My father being in his forties when I was born, allowed for a different type of relationship with him that my siblings had. I didn’t get the camping trips, boating trips or any of the outdoors life that my parents may have had prior to my birth.
In an effect, I changed everything. Or so it felt like as I was growing up. Money became tighter. My father worked double shifts and I barely saw him. On the weekends when he was home, he was either working on his cars or in the yard.
So when I was around 10, and my father decided to do a trip to visit his relatives in West Virginia, I excitedly wanted to tag along. Michigan is a relatively flat state and this trip was one of my first times in the mountains. Those beautiful, rolling Appalachians with old country roads full of hair pin curves. It was also my first time getting car sick because of those rolling hills. Thankfully, this problem has never reoccured.
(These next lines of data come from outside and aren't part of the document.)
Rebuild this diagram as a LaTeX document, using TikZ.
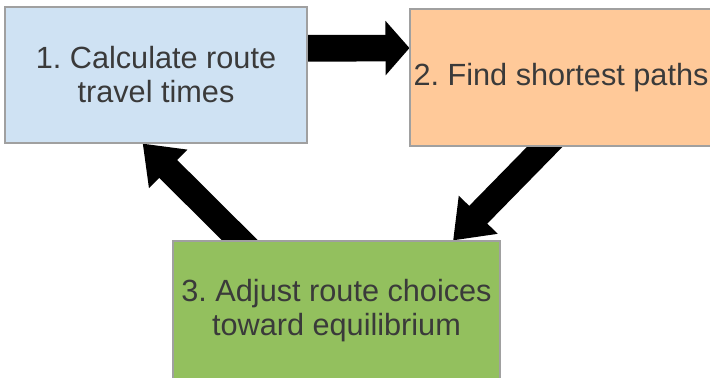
\documentclass[tikz,border=0pt]{standalone}
\usepackage{fontspec}
\setmainfont{Liberation Sans}
\usetikzlibrary{arrows.meta,calc,backgrounds}
\frenchspacing

\definecolor{stepblue}{RGB}{207,226,243}
\definecolor{steporange}{RGB}{255,201,153}
\definecolor{stepgreen}{RGB}{147,192,94}
\definecolor{steptext}{RGB}{58,58,58}
\definecolor{stepedge}{RGB}{160,160,160}

\begin{document}
\begin{tikzpicture} [x=0.75pt, y=-0.75pt, block/.style={rectangle, draw=stepedge, line width=0.8pt, align=center, text=steptext, font=\fontsize{23}{25.5}\selectfont, inner sep=0pt}, flow/.style={line width=20pt, -{Triangle[length=18pt,width=40pt]}}, flowdiag/.style={line width=19pt, -{Triangle[length=27pt,width=39pt]}}]
  \useasboundingbox (0,0) rectangle (710,378);
  %% the three steps
  \node [block, fill=stepblue, minimum width=226.5pt, minimum height=102pt] (calc) at (156,75) {1. Calculate route\\travel times};
  \node [block, fill=steporange, minimum width=226.5pt, minimum height=102.75pt] (paths) at (561,77.5) {2. Find shortest paths};
  \node [block, fill=stepgreen, minimum width=245.25pt, minimum height=104.25pt] (adjust) at (336.5,310.5) {3. Adjust route choices\\toward equilibrium};
  % Draw edges (tails tucked under the boxes)
  \begin{scope}[on background layer]
    \draw [flow] (calc.10) -- (paths.169);
    \draw [flowdiag] ($(paths.257)!-12pt!(adjust.31)$) -- (adjust.31);
    \draw [flowdiag] ($(adjust.144)!-12pt!(calc.259)$) -- (calc.259);
  \end{scope}
\end{tikzpicture}
\end{document}
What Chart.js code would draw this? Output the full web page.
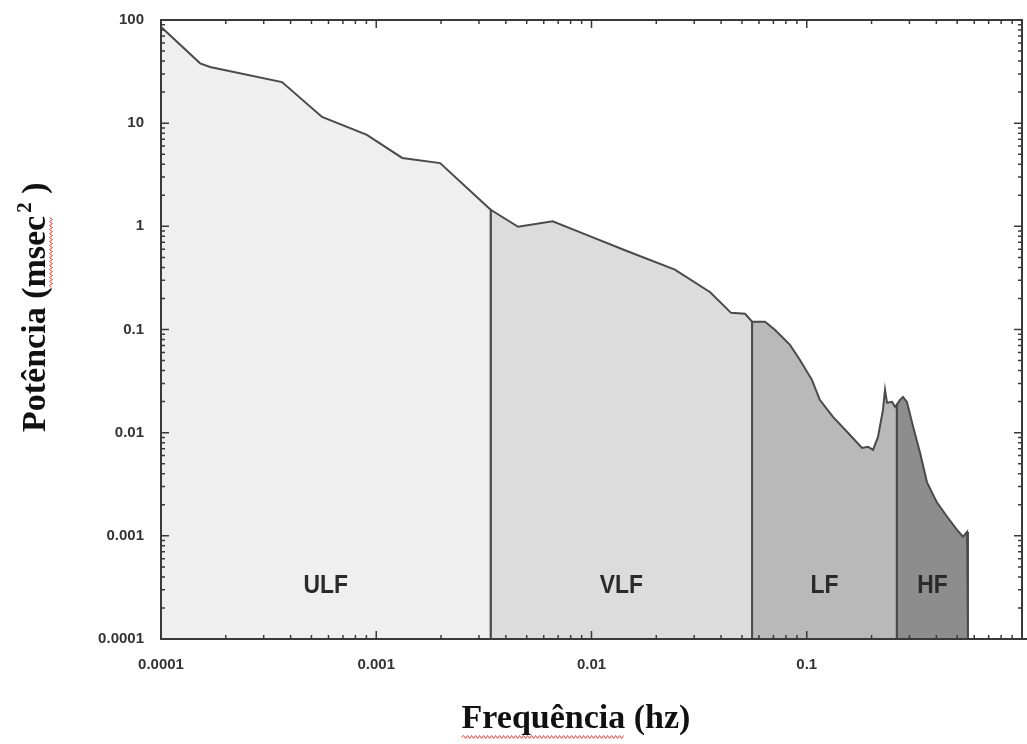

We visited relatives in the farmlands of West Virginia where there were still smoke houses on property and farm to table wasn’t some overpriced dinner option for tourists passing through.
We visited the old family cemetery, where as a young girl I marveled at the steep incline to reach it and how it was only accessible using our 4 wheel drive. I got to wander among the weathered headstones of family members that I had not yet heard about.
However the memory of that trip that stays with me, are the walks I took with my father. We walked up dirt mountain roads and along the family property. I picked up rocks and my father told me all about the quartz granite and limestone that these hills held. He told me about what it was like to live and work on a farm. As a city girl, who only understood how food came prepackaged to my table, it all started to make sense. The connection to how this land not only sustains the body but feeds the soul.
I think that’s when I fell in love with the Appalachian Mountains. The mountains of my father. As he gets up in years, I wonder if I’ll ever get to go back with him. There’s dialysis appointments and he can’t walk very far distances these days. But the little girl in me wants to have a few more walks in those mountains with my Dad, listening intently to his stories about a time and place that always feel like home.